Problem details: Quote the listing below in its entirety, omitting every image.

Given data:

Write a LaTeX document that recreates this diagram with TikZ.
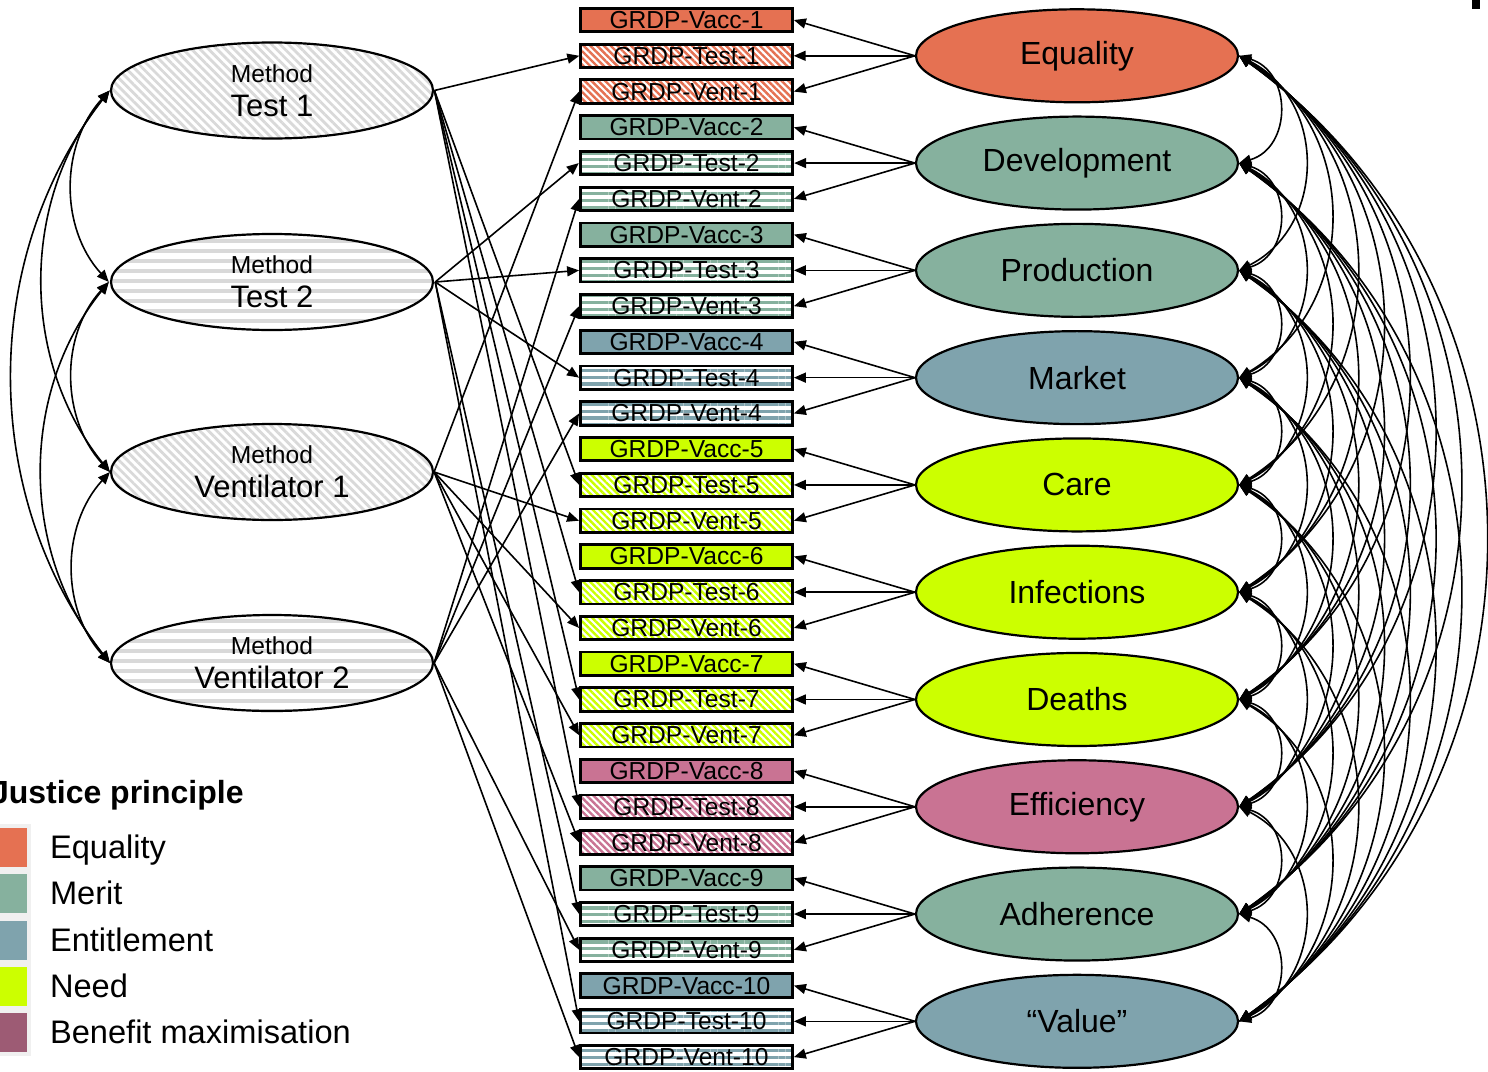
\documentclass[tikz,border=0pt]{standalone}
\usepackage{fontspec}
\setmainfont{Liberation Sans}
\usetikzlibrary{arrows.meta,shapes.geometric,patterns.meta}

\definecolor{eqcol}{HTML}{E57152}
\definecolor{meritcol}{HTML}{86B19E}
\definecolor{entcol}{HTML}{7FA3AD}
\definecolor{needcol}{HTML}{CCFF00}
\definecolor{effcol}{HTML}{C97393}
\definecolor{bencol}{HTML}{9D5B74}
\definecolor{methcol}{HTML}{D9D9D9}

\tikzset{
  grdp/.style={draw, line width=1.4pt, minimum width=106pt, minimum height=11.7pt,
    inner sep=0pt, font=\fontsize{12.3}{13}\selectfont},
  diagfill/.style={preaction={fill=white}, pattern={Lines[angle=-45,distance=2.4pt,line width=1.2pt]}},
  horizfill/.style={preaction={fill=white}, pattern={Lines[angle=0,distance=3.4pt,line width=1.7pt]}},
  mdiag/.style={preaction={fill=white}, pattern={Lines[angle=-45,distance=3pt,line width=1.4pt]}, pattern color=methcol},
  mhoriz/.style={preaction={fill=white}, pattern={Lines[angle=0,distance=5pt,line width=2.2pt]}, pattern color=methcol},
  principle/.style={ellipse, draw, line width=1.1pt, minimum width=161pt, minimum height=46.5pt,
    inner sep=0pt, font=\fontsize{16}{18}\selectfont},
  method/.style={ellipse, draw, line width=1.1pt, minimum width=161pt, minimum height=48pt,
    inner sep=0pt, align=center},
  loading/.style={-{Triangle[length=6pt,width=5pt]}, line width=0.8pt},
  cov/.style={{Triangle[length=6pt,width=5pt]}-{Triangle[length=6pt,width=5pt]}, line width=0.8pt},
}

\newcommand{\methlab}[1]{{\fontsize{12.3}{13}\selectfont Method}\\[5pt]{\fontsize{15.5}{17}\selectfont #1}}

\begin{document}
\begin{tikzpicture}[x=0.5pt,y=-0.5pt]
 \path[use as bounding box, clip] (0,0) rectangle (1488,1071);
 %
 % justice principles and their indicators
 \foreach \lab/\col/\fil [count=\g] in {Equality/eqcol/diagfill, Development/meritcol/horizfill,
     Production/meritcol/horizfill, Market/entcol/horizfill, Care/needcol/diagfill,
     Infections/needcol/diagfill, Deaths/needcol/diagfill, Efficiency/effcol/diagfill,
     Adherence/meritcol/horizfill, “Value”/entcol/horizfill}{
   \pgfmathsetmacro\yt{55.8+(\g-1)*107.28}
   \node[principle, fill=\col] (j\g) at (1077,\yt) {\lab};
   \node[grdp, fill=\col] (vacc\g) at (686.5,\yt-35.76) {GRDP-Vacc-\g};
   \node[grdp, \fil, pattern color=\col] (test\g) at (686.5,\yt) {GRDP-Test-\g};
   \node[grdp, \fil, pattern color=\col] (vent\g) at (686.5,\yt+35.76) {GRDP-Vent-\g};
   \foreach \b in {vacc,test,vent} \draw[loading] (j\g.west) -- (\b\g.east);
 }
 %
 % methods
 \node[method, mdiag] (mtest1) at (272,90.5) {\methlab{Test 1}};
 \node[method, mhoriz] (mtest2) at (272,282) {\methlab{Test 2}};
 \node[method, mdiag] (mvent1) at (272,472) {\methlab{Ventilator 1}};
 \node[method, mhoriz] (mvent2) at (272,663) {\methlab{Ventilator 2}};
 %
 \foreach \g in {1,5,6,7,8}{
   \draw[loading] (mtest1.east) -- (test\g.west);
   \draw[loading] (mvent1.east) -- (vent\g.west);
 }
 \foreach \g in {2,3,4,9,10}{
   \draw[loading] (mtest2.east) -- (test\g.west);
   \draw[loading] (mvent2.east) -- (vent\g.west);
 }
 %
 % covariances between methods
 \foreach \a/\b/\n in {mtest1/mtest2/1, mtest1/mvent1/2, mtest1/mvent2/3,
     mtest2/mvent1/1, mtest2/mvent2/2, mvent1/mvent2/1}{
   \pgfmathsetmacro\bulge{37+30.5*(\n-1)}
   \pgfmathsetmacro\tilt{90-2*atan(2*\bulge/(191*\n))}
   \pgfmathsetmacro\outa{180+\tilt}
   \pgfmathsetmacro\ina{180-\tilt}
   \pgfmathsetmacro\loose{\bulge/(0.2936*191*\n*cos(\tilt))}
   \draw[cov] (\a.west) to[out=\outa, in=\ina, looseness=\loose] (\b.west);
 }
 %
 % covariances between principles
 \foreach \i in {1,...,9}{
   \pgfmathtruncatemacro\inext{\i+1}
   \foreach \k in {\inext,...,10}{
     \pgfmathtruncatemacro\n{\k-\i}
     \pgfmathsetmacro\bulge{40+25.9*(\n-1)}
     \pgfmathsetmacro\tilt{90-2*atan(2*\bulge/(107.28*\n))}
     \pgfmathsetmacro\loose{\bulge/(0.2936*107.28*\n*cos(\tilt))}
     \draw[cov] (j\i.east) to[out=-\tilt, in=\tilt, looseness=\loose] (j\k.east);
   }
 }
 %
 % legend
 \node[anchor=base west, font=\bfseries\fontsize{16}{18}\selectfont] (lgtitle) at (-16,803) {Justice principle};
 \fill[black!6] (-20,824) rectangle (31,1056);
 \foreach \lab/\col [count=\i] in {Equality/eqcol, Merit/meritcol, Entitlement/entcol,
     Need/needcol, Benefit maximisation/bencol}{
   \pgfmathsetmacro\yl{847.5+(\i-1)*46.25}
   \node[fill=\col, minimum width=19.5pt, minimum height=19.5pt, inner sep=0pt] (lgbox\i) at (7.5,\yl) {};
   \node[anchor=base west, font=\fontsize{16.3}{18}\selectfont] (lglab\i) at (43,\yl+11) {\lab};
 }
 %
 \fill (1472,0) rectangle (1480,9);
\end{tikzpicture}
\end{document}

Solution below:
Write a LaTeX document that recreates this diagram with TikZ.
\documentclass[tikz,border=0pt]{standalone}
\usepackage{fontspec}
\setmainfont{Liberation Sans}
\usetikzlibrary{arrows.meta,shapes.geometric,patterns.meta}

\definecolor{eqcol}{HTML}{E57152}
\definecolor{meritcol}{HTML}{86B19E}
\definecolor{entcol}{HTML}{7FA3AD}
\definecolor{needcol}{HTML}{CCFF00}
\definecolor{effcol}{HTML}{C97393}
\definecolor{bencol}{HTML}{9D5B74}
\definecolor{methcol}{HTML}{D9D9D9}

\tikzset{
  grdp/.style={draw, line width=1.4pt, minimum width=106pt, minimum height=11.7pt,
    inner sep=0pt, font=\fontsize{12.3}{13}\selectfont},
  diagfill/.style={preaction={fill=white}, pattern={Lines[angle=-45,distance=2.4pt,line width=1.2pt]}},
  horizfill/.style={preaction={fill=white}, pattern={Lines[angle=0,distance=3.4pt,line width=1.7pt]}},
  mdiag/.style={preaction={fill=white}, pattern={Lines[angle=-45,distance=3pt,line width=1.4pt]}, pattern color=methcol},
  mhoriz/.style={preaction={fill=white}, pattern={Lines[angle=0,distance=5pt,line width=2.2pt]}, pattern color=methcol},
  principle/.style={ellipse, draw, line width=1.1pt, minimum width=161pt, minimum height=46.5pt,
    inner sep=0pt, font=\fontsize{16}{18}\selectfont},
  method/.style={ellipse, draw, line width=1.1pt, minimum width=161pt, minimum height=48pt,
    inner sep=0pt, align=center},
  loading/.style={-{Triangle[length=6pt,width=5pt]}, line width=0.8pt},
  cov/.style={{Triangle[length=6pt,width=5pt]}-{Triangle[length=6pt,width=5pt]}, line width=0.8pt},
}

\newcommand{\methlab}[1]{{\fontsize{12.3}{13}\selectfont Method}\\[5pt]{\fontsize{15.5}{17}\selectfont #1}}

\begin{document}
\begin{tikzpicture}[x=0.5pt,y=-0.5pt]
 \path[use as bounding box, clip] (0,0) rectangle (1488,1071);
 %
 % justice principles and their indicators
 \foreach \lab/\col/\fil [count=\g] in {Equality/eqcol/diagfill, Development/meritcol/horizfill,
     Production/meritcol/horizfill, Market/entcol/horizfill, Care/needcol/diagfill,
     Infections/needcol/diagfill, Deaths/needcol/diagfill, Efficiency/effcol/diagfill,
     Adherence/meritcol/horizfill, “Value”/entcol/horizfill}{
   \pgfmathsetmacro\yt{55.8+(\g-1)*107.28}
   \node[principle, fill=\col] (j\g) at (1077,\yt) {\lab};
   \node[grdp, fill=\col] (vacc\g) at (686.5,\yt-35.76) {GRDP-Vacc-\g};
   \node[grdp, \fil, pattern color=\col] (test\g) at (686.5,\yt) {GRDP-Test-\g};
   \node[grdp, \fil, pattern color=\col] (vent\g) at (686.5,\yt+35.76) {GRDP-Vent-\g};
   \foreach \b in {vacc,test,vent} \draw[loading] (j\g.west) -- (\b\g.east);
 }
 %
 % methods
 \node[method, mdiag] (mtest1) at (272,90.5) {\methlab{Test 1}};
 \node[method, mhoriz] (mtest2) at (272,282) {\methlab{Test 2}};
 \node[method, mdiag] (mvent1) at (272,472) {\methlab{Ventilator 1}};
 \node[method, mhoriz] (mvent2) at (272,663) {\methlab{Ventilator 2}};
 %
 \foreach \g in {1,5,6,7,8}{
   \draw[loading] (mtest1.east) -- (test\g.west);
   \draw[loading] (mvent1.east) -- (vent\g.west);
 }
 \foreach \g in {2,3,4,9,10}{
   \draw[loading] (mtest2.east) -- (test\g.west);
   \draw[loading] (mvent2.east) -- (vent\g.west);
 }
 %
 % covariances between methods
 \foreach \a/\b/\n in {mtest1/mtest2/1, mtest1/mvent1/2, mtest1/mvent2/3,
     mtest2/mvent1/1, mtest2/mvent2/2, mvent1/mvent2/1}{
   \pgfmathsetmacro\bulge{37+30.5*(\n-1)}
   \pgfmathsetmacro\tilt{90-2*atan(2*\bulge/(191*\n))}
   \pgfmathsetmacro\outa{180+\tilt}
   \pgfmathsetmacro\ina{180-\tilt}
   \pgfmathsetmacro\loose{\bulge/(0.2936*191*\n*cos(\tilt))}
   \draw[cov] (\a.west) to[out=\outa, in=\ina, looseness=\loose] (\b.west);
 }
 %
 % covariances between principles
 \foreach \i in {1,...,9}{
   \pgfmathtruncatemacro\inext{\i+1}
   \foreach \k in {\inext,...,10}{
     \pgfmathtruncatemacro\n{\k-\i}
     \pgfmathsetmacro\bulge{40+25.9*(\n-1)}
     \pgfmathsetmacro\tilt{90-2*atan(2*\bulge/(107.28*\n))}
     \pgfmathsetmacro\loose{\bulge/(0.2936*107.28*\n*cos(\tilt))}
     \draw[cov] (j\i.east) to[out=-\tilt, in=\tilt, looseness=\loose] (j\k.east);
   }
 }
 %
 % legend
 \node[anchor=base west, font=\bfseries\fontsize{16}{18}\selectfont] (lgtitle) at (-16,803) {Justice principle};
 \fill[black!6] (-20,824) rectangle (31,1056);
 \foreach \lab/\col [count=\i] in {Equality/eqcol, Merit/meritcol, Entitlement/entcol,
     Need/needcol, Benefit maximisation/bencol}{
   \pgfmathsetmacro\yl{847.5+(\i-1)*46.25}
   \node[fill=\col, minimum width=19.5pt, minimum height=19.5pt, inner sep=0pt] (lgbox\i) at (7.5,\yl) {};
   \node[anchor=base west, font=\fontsize{16.3}{18}\selectfont] (lglab\i) at (43,\yl+11) {\lab};
 }
 %
 \fill (1472,0) rectangle (1480,9);
\end{tikzpicture}
\end{document}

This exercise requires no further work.